1. Hirpa v. IHC Hosps., Inc. is an unpublished opinion, but the Court can rely on an unpublished opinion to the extent its reasoned analysis is persuasive in the case before it. See 10th Cir. R. 32.1(A)("Unpublished decisions are not precedential, but may be cited for their persuasive value."). The Tenth Circuit has stated: In this circuit, unpublished orders are not binding precedent, . . . and we have generally determined that citation to unpublished opinions is not favored. However, if an unpublished opinion or order and judgment has persuasive value with respect to a material issue in a case and would assist the court in its disposition, we allow a citation to that decision.

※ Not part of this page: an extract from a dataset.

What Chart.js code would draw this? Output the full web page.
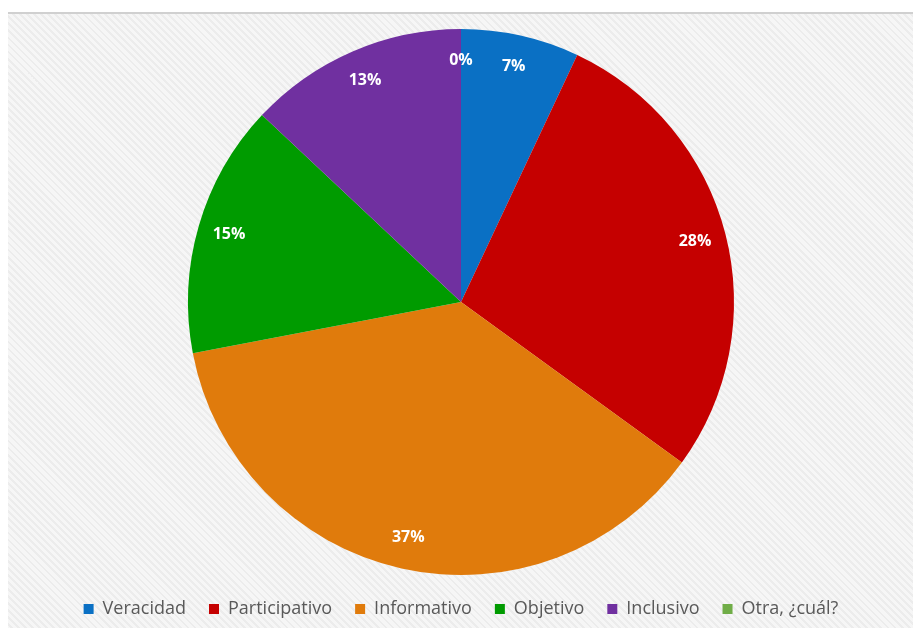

United States v. Austin, 426 F.3d 1266, 1274 (10th Cir. 2005)(citations omitted). The Court finds that Hirpa v. IHC Hosps., Inc.; Ellsworth v. Tuttle, 148 F. App'x 653, 665 (10th Cir. 2005); Klein-Becker USA v. Englert, No. CIV 12-4076, 2013 WL 1223819 (10th Cir. 2013); and Gillum v. United States, 309 F. App'x 267 (10th Cir. 2009), have persuasive value with respect to material issues, and will assist the Court in its preparation of this Memorandum Opinion and Order.

2. The theory of the pleadings doctrine required plaintiffs to select a specific theory in their complaints. The plaintiff would then succeed or fail based on that theory alone. See Statement of the Claim — Theory of the Pleadings Doctrine, 5 Fed. Prac. & Proc. Civ. § 1219 (3d ed.).
3. This treatise adds, however, that "[a]lthough it is possible to survive the pleading stage without a carefully articulated legal theory, it will be hard for the plaintiff's counsel to present a convincing case at trial or on a summary judgment motion without such a theory." Statement of the Claim — Theory of the Pleadings Doctrine, 5 Fed. Prac. & Proc. Civ. § 1219 (3d ed.).
4. The United States Court of Appeals for the Seventh Circuit has taken a more strict approach to depositions. See Ciomber v. Coop. Plus, Inc., 527 F.3d 635, 642 (7th Cir. 2008)("Rule 26(a)(2) does not allow parties to cure deficient expert reports by supplementing them with later deposition testimony."). In Salgado by Salgado v. Gen. Motors Corp., 150 F.3d 735 (7th Cir. 1998), the Seventh Circuit explained that expert reports "must be complete such that opposing counsel is not forced to depose an expert in order to avoid ambush at trial; and moreover the report must be sufficiently complete so as to shorten or decrease the need for expert depositions and thus to conserve resources." 150 F.3d at 742 n.6. The Tenth Circuit seems to suggest that a deposition already set up or taken may minimize prejudice, but does not say that the opponent of the evidence must take a deposition. See Gillum v. United States, 309 F. App'x at 270 (allowing a deposition to mitigate prejudice resulting from a flawed expert report). After all, many good counsel only rely on the report and do not depose an expert, and the rules contemplate only reports, not depositions. See Fed. R. Civ. Proc. 26(a)(2)(B). Many good counsel do not want to signal to the expert before trial what their cross examination will be. They may prefer to limit the expert precisely to what it in his or her report, rather than let him or her wriggle out of the report's box based on a deposition.